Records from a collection
# # #
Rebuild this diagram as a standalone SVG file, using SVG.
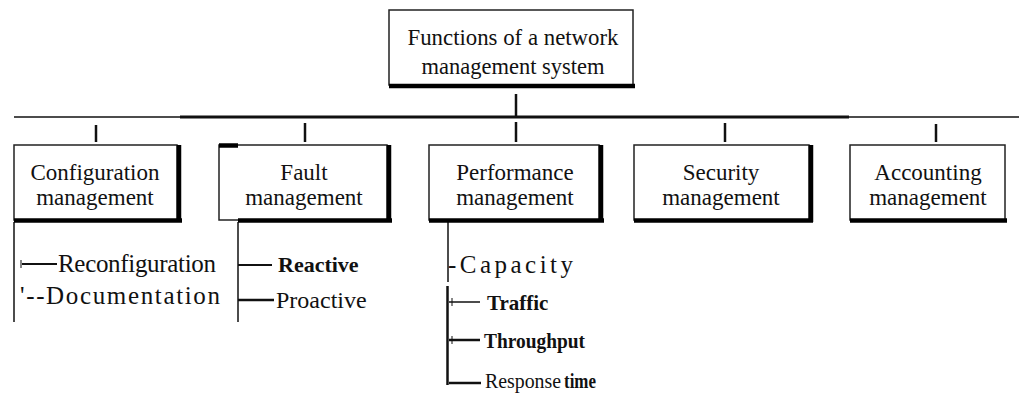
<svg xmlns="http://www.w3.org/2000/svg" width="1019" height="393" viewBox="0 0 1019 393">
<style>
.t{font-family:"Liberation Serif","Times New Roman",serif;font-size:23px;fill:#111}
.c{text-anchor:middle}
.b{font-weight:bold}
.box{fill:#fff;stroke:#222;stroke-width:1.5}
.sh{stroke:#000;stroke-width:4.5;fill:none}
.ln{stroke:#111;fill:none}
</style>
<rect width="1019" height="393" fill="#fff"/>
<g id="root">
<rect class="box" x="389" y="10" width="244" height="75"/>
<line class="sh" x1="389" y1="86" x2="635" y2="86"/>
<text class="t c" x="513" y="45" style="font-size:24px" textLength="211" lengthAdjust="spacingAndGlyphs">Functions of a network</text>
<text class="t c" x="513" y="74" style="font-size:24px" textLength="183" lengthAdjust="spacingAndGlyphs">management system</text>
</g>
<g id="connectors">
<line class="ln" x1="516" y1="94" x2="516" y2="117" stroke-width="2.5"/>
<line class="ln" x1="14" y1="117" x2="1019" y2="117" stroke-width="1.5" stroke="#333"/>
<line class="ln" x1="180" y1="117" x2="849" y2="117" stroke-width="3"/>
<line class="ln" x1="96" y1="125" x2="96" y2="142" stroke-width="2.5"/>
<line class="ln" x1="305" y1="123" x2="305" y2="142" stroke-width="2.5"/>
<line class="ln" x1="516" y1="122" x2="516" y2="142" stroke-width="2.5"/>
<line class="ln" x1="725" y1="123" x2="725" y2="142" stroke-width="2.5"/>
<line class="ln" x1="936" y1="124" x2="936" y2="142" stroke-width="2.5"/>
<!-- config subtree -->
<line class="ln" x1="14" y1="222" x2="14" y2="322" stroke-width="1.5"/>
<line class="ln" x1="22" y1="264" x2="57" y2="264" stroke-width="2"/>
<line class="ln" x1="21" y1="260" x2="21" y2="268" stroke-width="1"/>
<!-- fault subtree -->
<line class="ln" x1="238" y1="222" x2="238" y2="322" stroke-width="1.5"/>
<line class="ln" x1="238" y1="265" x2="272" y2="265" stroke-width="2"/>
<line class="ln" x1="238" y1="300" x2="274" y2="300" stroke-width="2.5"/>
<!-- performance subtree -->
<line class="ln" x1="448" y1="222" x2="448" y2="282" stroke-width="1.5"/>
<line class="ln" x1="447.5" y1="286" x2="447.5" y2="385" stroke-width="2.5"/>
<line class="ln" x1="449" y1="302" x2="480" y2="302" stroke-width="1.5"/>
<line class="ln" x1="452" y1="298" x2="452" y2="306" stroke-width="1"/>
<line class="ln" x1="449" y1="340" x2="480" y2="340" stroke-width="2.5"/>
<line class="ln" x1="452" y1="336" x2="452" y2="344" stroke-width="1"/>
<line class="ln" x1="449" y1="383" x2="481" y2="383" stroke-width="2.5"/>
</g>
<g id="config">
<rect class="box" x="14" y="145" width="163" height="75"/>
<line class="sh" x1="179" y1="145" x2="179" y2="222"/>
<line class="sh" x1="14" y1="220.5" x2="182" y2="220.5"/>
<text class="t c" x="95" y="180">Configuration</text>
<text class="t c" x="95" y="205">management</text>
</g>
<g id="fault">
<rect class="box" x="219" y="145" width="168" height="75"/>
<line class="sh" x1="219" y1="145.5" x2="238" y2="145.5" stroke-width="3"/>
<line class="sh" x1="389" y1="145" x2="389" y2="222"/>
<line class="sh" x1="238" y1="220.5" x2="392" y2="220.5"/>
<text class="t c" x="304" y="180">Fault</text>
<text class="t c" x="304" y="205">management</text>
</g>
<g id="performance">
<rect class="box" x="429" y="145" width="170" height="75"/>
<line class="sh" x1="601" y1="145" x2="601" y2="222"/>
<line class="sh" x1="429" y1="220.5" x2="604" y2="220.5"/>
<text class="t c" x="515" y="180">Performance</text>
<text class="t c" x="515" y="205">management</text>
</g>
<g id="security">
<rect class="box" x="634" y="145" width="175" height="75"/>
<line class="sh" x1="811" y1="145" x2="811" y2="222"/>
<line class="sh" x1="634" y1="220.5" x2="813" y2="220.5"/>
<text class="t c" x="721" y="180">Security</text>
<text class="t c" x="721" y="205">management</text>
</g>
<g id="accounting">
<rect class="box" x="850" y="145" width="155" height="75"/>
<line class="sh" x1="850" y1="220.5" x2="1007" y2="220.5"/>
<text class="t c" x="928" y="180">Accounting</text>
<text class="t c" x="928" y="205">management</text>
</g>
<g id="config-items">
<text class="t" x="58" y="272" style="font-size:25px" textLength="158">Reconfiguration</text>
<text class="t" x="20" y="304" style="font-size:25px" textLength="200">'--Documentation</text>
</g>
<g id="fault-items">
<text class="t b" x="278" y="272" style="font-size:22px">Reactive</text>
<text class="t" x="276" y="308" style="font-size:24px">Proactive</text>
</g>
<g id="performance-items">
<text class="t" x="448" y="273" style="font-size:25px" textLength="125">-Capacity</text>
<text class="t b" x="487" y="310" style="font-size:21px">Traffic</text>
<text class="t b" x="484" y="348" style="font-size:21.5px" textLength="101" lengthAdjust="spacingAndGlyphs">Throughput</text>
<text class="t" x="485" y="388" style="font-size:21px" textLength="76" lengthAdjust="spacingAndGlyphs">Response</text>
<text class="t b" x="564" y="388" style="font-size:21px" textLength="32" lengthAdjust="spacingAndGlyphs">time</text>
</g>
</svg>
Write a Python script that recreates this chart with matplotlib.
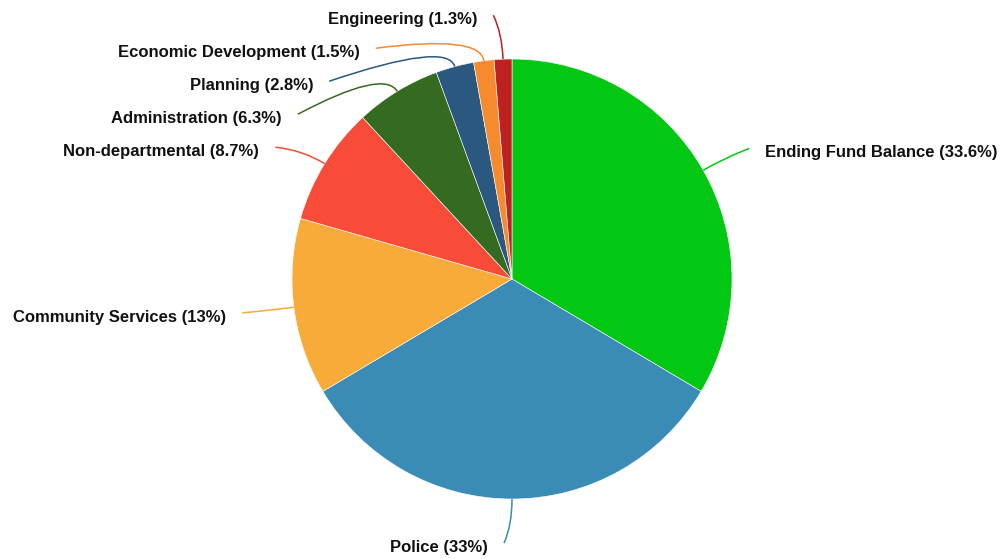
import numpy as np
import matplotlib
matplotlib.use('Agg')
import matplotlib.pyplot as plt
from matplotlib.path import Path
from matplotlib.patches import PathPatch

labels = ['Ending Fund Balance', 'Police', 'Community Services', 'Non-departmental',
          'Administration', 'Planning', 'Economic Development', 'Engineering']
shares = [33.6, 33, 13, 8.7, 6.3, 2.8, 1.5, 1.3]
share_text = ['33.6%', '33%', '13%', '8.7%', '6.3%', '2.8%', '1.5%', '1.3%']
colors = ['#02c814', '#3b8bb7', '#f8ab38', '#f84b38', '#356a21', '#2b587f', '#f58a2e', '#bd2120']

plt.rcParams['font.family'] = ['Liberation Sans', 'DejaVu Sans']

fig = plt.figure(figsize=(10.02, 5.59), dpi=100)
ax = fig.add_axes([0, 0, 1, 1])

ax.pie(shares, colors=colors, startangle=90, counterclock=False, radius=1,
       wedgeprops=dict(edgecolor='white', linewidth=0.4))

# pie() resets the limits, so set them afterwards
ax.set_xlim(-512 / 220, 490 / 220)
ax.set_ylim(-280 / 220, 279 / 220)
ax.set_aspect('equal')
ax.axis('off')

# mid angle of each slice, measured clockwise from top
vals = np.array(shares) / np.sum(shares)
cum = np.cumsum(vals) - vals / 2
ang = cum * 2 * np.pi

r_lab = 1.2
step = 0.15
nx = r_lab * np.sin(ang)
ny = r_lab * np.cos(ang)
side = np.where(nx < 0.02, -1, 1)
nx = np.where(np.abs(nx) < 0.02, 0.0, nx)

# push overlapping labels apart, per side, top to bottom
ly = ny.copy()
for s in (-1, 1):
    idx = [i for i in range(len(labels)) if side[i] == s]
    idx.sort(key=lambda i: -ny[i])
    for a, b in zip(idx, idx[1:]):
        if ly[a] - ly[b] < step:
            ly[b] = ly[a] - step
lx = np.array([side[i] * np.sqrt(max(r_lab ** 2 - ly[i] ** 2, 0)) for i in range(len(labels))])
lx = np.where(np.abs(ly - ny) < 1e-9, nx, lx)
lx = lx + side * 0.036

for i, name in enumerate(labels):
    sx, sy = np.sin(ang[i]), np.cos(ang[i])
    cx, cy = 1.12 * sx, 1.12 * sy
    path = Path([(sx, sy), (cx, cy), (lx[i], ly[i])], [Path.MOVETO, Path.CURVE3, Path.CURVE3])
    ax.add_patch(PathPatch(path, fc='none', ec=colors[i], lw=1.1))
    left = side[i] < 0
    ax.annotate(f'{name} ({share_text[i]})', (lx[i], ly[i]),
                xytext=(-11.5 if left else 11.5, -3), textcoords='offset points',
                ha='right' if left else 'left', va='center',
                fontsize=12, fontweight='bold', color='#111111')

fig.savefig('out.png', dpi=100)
# # #
• _Objective_
Reproduce nothing but the lines from the one with "Write a Python" to the one with "from matplotlib.patches import PathPatch", both lines included, and keep every picture out of the copy.

• _Solution for this problem_
Write a Python script that recreates this chart with matplotlib.
import numpy as np
import matplotlib
matplotlib.use('Agg')
import matplotlib.pyplot as plt
from matplotlib.path import Path
from matplotlib.patches import PathPatch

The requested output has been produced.